The constant air movement causes the air molecules to rub against each other and make static electricity … and when the ‘charges‘ are right it makes a spark down to the ground or across to other clouds. This, of course, is lightning. At any one time, there are approximately 8000 active thunderstorms around the planet. Most of the lightning activity takes place within the cloud itself while the remaining 20%  are ‘discharges’ that hit the ground.

Because the speed of light is so much greater than the speed of sound the flash that you see from lightning will be heard a long time before you hear the rumble of the thunder. The storm will be a mile away for every 5 seconds between seeing the flash and hearing the sound. The sound is caused by the electricity causing the molecules of air to vibrate. Around the bolt of lightning, the air is heated to about 30,000 degrees centigrade! You will not hear the thunder inside the plane, so if you see a Hollywood movie where the passengers can hear it …  you know it’s rubbish. 


The effect of lightning on an aircraft

I’m pretty certain that you will know that you’re in no danger if your plane is hit by lightning. Back in the 1700’s scientist Michael Faraday discovered that anything inside a metal cage (something that was continuous around the surface) would be safe from any electricity that touches the outside. This is why the lightning can’t get inside the plane. 

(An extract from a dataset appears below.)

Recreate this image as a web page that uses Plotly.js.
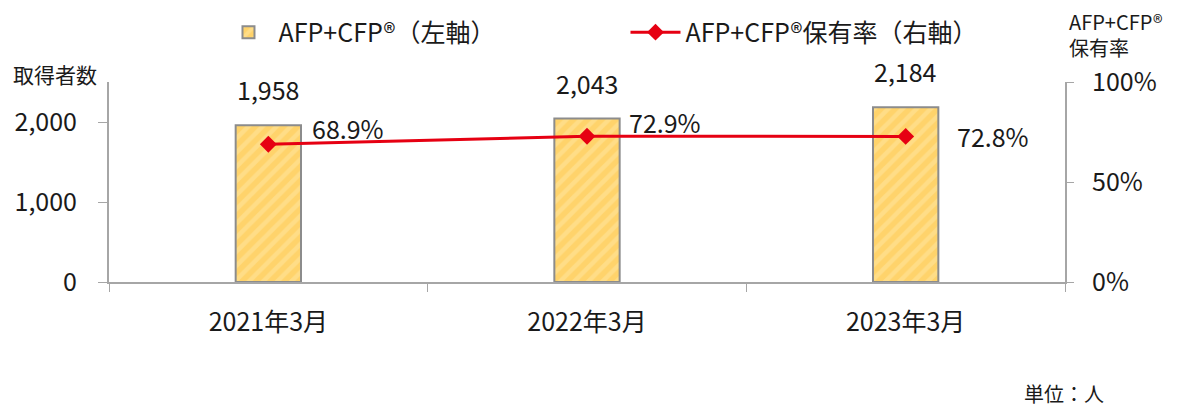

At the extremities of the plane, there are things called static wicks, which look like artists paintbrushes, which discharge the electricity back into the air. However, you won’t see this happening!

The aircraft is very unlikely to be damaged physically by this although there may be scorching of the metal or paintwork… But you are NOT in any kind of danger. The electrical equipment on board, domestic and navigational will not be affected by lightning either. The engines will run normally and not be affected either. The only evidence of damage in the vicinity of a thunderstorm will be hail damage to the unpressurised nose cone which houses the weather radar.